What Is the 3-2-1 Rule?
The 3-2-1 rule was popularized by photographer Peter Krogh and is also recommended by the US Cybersecurity and Infrastructure Security Agency (CISA). It has three requirements:
3 copies of your data: the original plus two backups. One copy is already lost if it breaks; two can fail at the same time in rare disasters. Three copies keeps the risk very low.
2 different types of media: keeping everything on only SSDs or only external HDDs means a similar failure mode can wipe them all at once. Mix types — internal SSD plus external drive, or PC plus cloud.
1 copy off-site: if all copies are in the same room, a fire, earthquake, theft, or ransomware attack takes everything. Keeping one copy somewhere physically different — in the cloud or at a relative's place — is the golden rule.
Practical Backup Options
The recommended combination for teens is: ① internal SSD (working data) → ② external SSD or Time Machine (automatic, at home) → ③ OneDrive or Google Drive (cloud, off-site). This covers all three requirements: 3 copies, 2 types of media, 1 off-site.
What Should You Back Up?
Not every file deserves the same level of protection. Prioritize: photos and videos you can't recreate, school assignments, code you've written, and creative projects. Apps you can re-download, game installs, and handout documents can sit at lower priority.
Narrowing down what you back up also reduces storage costs. Setting consistent save locations — Desktop, Documents, Photos, Projects — makes automation easy.
Automation Is Essential
"I'll copy it manually" is a habit that breaks down fast. On Windows combine OneDrive with File History; on Mac combine iCloud with Time Machine. Set it up once and only the changed files sync automatically from then on. That said, check periodically that sync hasn't stopped and that you haven't run out of space.
Common Pitfalls
- "Backup folder on the same PC" is not a backup. If the SSD dies, both copies go with it.
- Leaving your external HDD plugged in 24/7. Ransomware will encrypt it along with your main drive.
- Assuming you can restore but never testing it. Run a test restore at least once a year.

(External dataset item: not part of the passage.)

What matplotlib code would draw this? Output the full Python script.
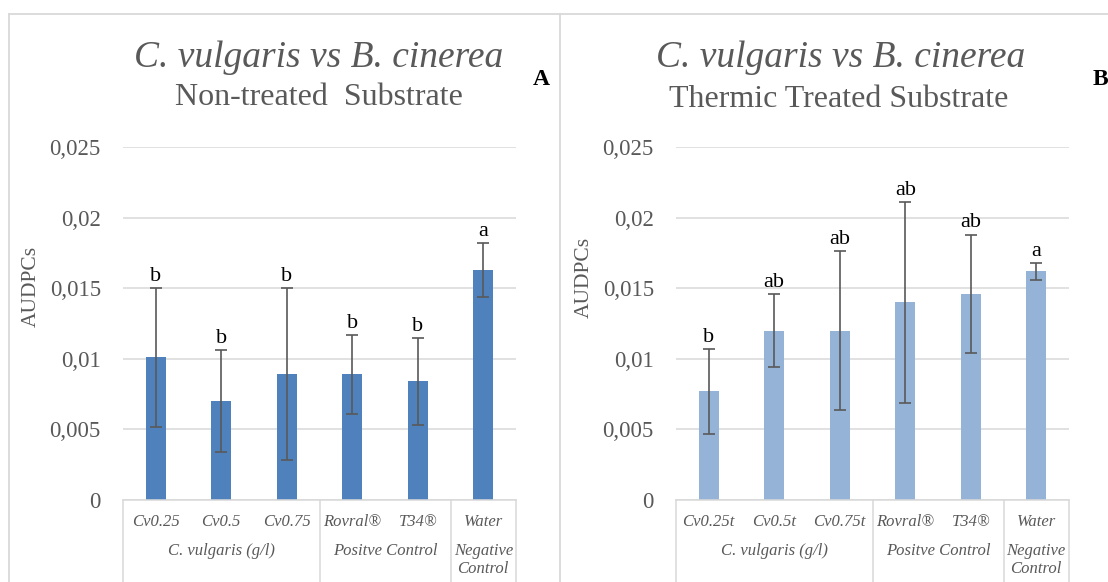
import matplotlib.pyplot as plt
from matplotlib.ticker import FuncFormatter
from matplotlib.lines import Line2D

plt.rcParams['font.family'] = 'Liberation Serif'

GREY = '#595959'
LIGHT = '#d9d9d9'

# AUDPC means, error bars and Tukey letters
labels_a = ['Cv0.25', 'Cv0.5', 'Cv0.75', 'Rovral®', 'T34®', 'Water']
means_a = [0.0101, 0.0070, 0.0089, 0.0089, 0.0084, 0.0163]
err_a = [0.0049, 0.0036, 0.0061, 0.0028, 0.0031, 0.0019]
letters_a = ['b', 'b', 'b', 'b', 'b', 'a']

labels_b = ['Cv0.25t', 'Cv0.5t', 'Cv0.75t', 'Rovral®', 'T34®', 'Water']
means_b = [0.0077, 0.0120, 0.0120, 0.0140, 0.0146, 0.0162]
err_b = [0.0030, 0.0026, 0.0056, 0.0071, 0.0042, 0.0006]
letters_b = ['b', 'ab', 'ab', 'ab', 'ab', 'a']

groups = ['C. vulgaris (g/l)', 'Positve Control', 'Negative\nControl']
group_spans = [(0, 2), (3, 4), (5, 5)]

W, H = 1108, 582
fig = plt.figure(figsize=(W / 100, H / 100), dpi=100)


def comma_fmt(v, pos):
    return f'{v:g}'.replace('.', ',')


def draw_panel(left_px, labels, means, errs, letters, color, ylab_y):
    ax = fig.add_axes([left_px / W, (H - 500) / H, 393 / W, 353 / H])
    x = range(len(labels))
    ax.bar(x, means, width=0.31, color=color, zorder=2)
    ax.errorbar(x, means, yerr=errs, fmt='none', ecolor=GREY, elinewidth=1.2,
                capsize=4, capthick=1.2, zorder=3)
    for i, (m, e, t) in enumerate(zip(means, errs, letters)):
        ax.annotate(t, (i, m + e), xytext=(0, 1.5), textcoords='offset points',
                    ha='center', va='bottom', fontsize=16, color='black')

    ax.set_xlim(-0.5, len(labels) - 0.5)
    ax.set_ylim(0, 0.025)
    ax.set_yticks([0, 0.005, 0.01, 0.015, 0.02, 0.025])
    ax.yaxis.set_major_formatter(FuncFormatter(comma_fmt))
    ax.yaxis.grid(True, color=LIGHT, lw=1.1)
    ax.set_axisbelow(True)
    for s in ['top', 'right', 'left']:
        ax.spines[s].set_visible(False)
    ax.spines['bottom'].set_color(LIGHT)
    ax.spines['bottom'].set_linewidth(1.1)
    ax.tick_params(axis='y', length=0, pad=16, labelsize=16.5, labelcolor=GREY)

    ax.set_xticks(list(x))
    ax.set_xticklabels(labels, fontstyle='italic', fontsize=12, color=GREY)
    ax.tick_params(axis='x', length=0, pad=10)

    ax.set_ylabel('AUDPCs', fontsize=15.5, color=GREY)
    ax.yaxis.set_label_coords(-0.208, ylab_y)

    # group labels and separators under the category axis
    trans = ax.get_xaxis_transform()
    for g, (a, b) in zip(groups, group_spans):
        ax.text((a + b) / 2, -0.122, g, transform=trans, ha='center', va='top',
                fontstyle='italic', fontsize=12, color=GREY, linespacing=1.2)
    for sx in [-0.5, 2.5, 4.5, 5.5]:
        ax.plot([sx, sx], [0, -0.235], transform=trans, color=LIGHT, lw=1.1,
                clip_on=False)
    return ax


draw_panel(123, labels_a, means_a, err_a, letters_a, '#4f81bd', 0.604)
draw_panel(676, labels_b, means_b, err_b, letters_b, '#95b3d7', 0.63)

# titles
fig.text(319 / W, 1 - 66.7 / H, 'C. vulgaris vs B. cinerea', ha='center',
         va='baseline', fontsize=27, fontstyle='italic', color=GREY)
fig.text(319 / W, 1 - 105 / H, 'Non-treated  Substrate', ha='center',
         va='baseline', fontsize=23, color=GREY)
fig.text(841 / W, 1 - 66.7 / H, 'C. vulgaris vs B. cinerea', ha='center',
         va='baseline', fontsize=27, fontstyle='italic', color=GREY)
fig.text(839 / W, 1 - 106.7 / H, 'Thermic Treated Substrate', ha='center',
         va='baseline', fontsize=23, color=GREY)
fig.text(533 / W, 1 - 85 / H, 'A', ha='left', va='baseline', fontsize=17,
         fontweight='bold', color='black')
fig.text(1093 / W, 1 - 85 / H, 'B', ha='left', va='baseline', fontsize=17,
         fontweight='bold', color='black')

# panel frames
top = 1 - 14 / H
fig.add_artist(Line2D([9 / W, 1], [top, top], transform=fig.transFigure,
                      color=LIGHT, lw=1.3))
for fx in [9, 559.5]:
    fig.add_artist(Line2D([fx / W, fx / W], [0, top], transform=fig.transFigure,
                          color=LIGHT, lw=1.3))

fig.savefig('out.png', dpi=100)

Why This Matters for Your Future
In enterprise IT, backup design is a core part of server operations. Backup and redundancy are also common exam topics in IT certifications. Practicing on your own data as a teen means you'll be able to explain concretely how you protect important data when you reach university or the workplace.
Start Today
- Enable OneDrive or iCloud Drive and set Desktop and Documents to sync automatically (that's copy #2).
- Buy an external SSD or HDD and configure File History (Windows) or Time Machine (Mac) (that's copy #3).
- Once every three months, restore one single file from the external drive to confirm it actually works.